Cross-chain infrastructure will expand to cover traditional assets as tokenization matures. Users will eventually trade equities, bonds, and commodities through the same P2P networks that currently handle digital assets.
Regulatory clarity will open the door for deeper institutional participation.
Clear legal frameworks will reduce uncertainty while preserving the non-custodial execution and competitive pricing that define the P2P model.
The underlying technology stack will mature toward standardized, plug-and-play components. Developers will integrate P2P trading into any application through APIs and SDKs, embedding the functionality throughout the broader crypto ecosystem.
Conclusion
Peer-to-peer crypto trading has come a long way from the escrow-based exchange platforms that defined the 2019–2021 era. Today's P2P networks deliver institutional-grade execution with retail-friendly interfaces while preserving the non-custodial security that motivated the P2P model in the first place.

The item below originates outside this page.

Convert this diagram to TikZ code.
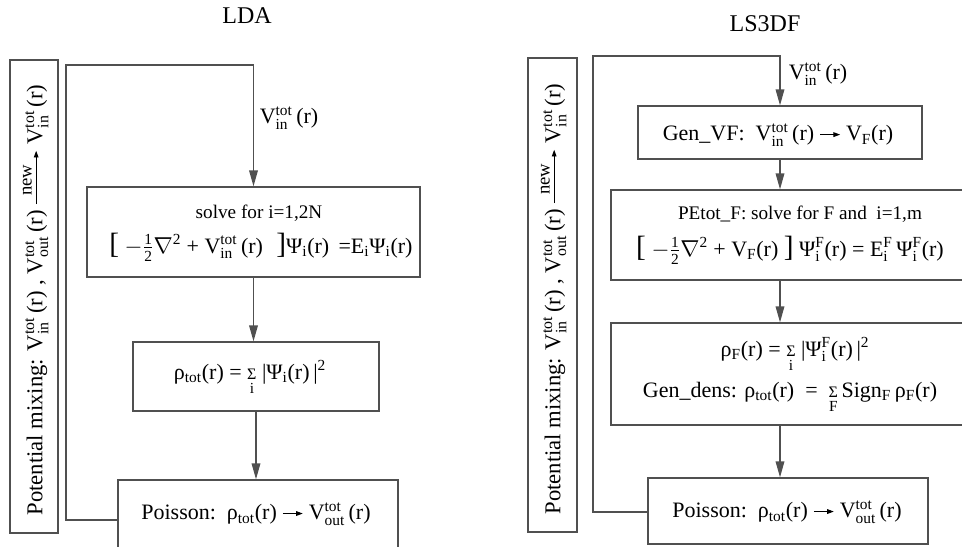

Layer-3 protocols like Yellow Network represent where the infrastructure stands right now — real-time, cross-chain, non-custodial trading that competes with centralized exchanges on speed and cost while offering stronger security and privacy guarantees.
The shift from individual sellers to professional broker networks provided the liquidity and reliability the market needed to grow. Intent-based trading and automated optimization have removed complexity without sacrificing execution quality. The road ahead points toward seamless integration across traditional and decentralized finance, with unified interfaces that make the underlying technology invisible to the end user.